Stimulus Checks

By Raymond Gao

It’s been many months since the start of the COVID-19 pandemic, and much has changed since then. Vaccines are out, remote meetings are still common, masks are now the usual, and although it has been long since it started, stimulus checks of some level are still going out. The average American household has already received a few thousand dollars, the federal government has sent many billions out in order to try support families and restore the economy. When the first bill went out early in 2020, and soon dried out, a second and third round of payments came out. On a per person basis, the money supplied by these measures does not appear to be that much. Only a few thousand dollars at best while most jobs pay several times that a year.

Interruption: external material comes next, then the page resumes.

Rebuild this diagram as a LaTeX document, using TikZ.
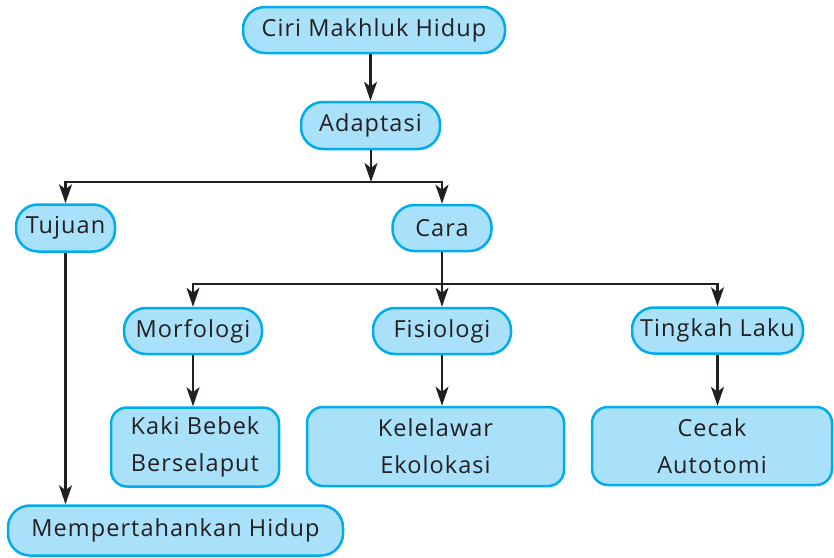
\documentclass[tikz,border=0pt]{standalone}
\usepackage{fontspec}
\setmainfont{Open Sans}[LetterSpace=4.5]
\usetikzlibrary{arrows.meta}

\definecolor{boxfill}{RGB}{170,225,250}
\definecolor{boxline}{RGB}{0,172,236}
\definecolor{ink}{RGB}{35,31,32}

\tikzset{
  box/.style={draw=boxline, fill=boxfill, line width=2.5pt, rounded corners=22pt,
    inner sep=0pt, text=ink, font=\fontsize{23.5}{28}\selectfont},
  tallbox/.style={box, rounded corners=16pt, align=center, font=\fontsize{23.5}{37}\selectfont},
  link/.style={draw=ink, line width=2.5pt, -{Stealth[length=19pt, width=13pt, inset=5pt]}}
}

\begin{document}
\begin{tikzpicture}[x=1pt, y=-1pt]
    \useasboundingbox (0,0) rectangle (834,557);

    % top levels
    \node[box, minimum width=262pt, minimum height=46pt] (ciri) at (374,30) {Ciri Makhluk Hidup};
    \node[box, minimum width=139pt, minimum height=47pt] (adapt) at (370.5,125.5) {Adaptasi};
    \node[box, minimum width=99pt, minimum height=47pt] (tujuan) at (65.5,228) {Tujuan};
    \node[box, minimum width=99pt, minimum height=46pt] (cara) at (442,228) {Cara};

    % ways of adapting
    \node[box, minimum width=138pt, minimum height=46pt] (morfo) at (193,331) {Morfologi};
    \node[box, minimum width=138pt, minimum height=46pt] (fisio) at (442,331) {Fisiologi};
    \node[box, minimum width=171pt, minimum height=46pt] (tingkah) at (717.5,330.5) {Tingkah Laku};

    % examples
    \node[tallbox, minimum width=168pt, minimum height=79pt] (kaki) at (195,447) {Kaki Bebek\\Berselaput};
    \node[tallbox, minimum width=257pt, minimum height=79pt] (kelel) at (435.5,446.5) {Kelelawar\\Ekolokasi};
    \node[tallbox, minimum width=240pt, minimum height=78pt] (cecak) at (712,446) {Cecak\\Autotomi};
    \node[box, minimum width=335pt, minimum height=50pt] (tahan) at (175.5,530.5) {Mempertahankan Hidup};

    % branch points
    \coordinate (bar1) at (371,182);
    \coordinate (bar2) at (442,284);

    % connectors
    \draw[link] (adapt |- ciri.south) -- (adapt);
    \draw[link] (adapt.south -| bar1) -- (bar1);
    \draw[link] (bar1) -| (tujuan);
    \draw[link] (bar1) -| (cara);
    \draw[link] (cara) -- (fisio);
    \draw[link] (bar2) -| (morfo);
    \draw[link] (bar2) -| (tingkah);
    \draw[link] (tujuan.south) -- (tujuan.south |- tahan.north);
    \draw[link] (morfo.south) -- (morfo.south |- kaki.north);
    \draw[link] (fisio.south) -- (fisio.south |- kelel.north);
    \draw[link] (tingkah.south) -- (tingkah.south |- cecak.north);
\end{tikzpicture}
\end{document}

However, to the lowest level income earners, these payments, when calculated, account for a very large proportion of the money available to them. Into 2021 and possibly further into the future, these payments have still not fully stopped. Currently, many families are able to receive $250 or $300 a month for the time being, and possible for a lot longer.  The future of this flow of money is debated. There are many that have received great benefit, and there are clearly those who feel it might have been too much money. Should these extra payments become a long term legacy of the pandemic years, what would the money do to the economy eventually, and where is the federal government paying it from? Currently, while early checks received by families very much went to the purchase of various things, it seems more recent money now has potential to be invested into longer term gains. Extra money towards people with low income is a good idea, if it reduces still existing poverty and promotes equality.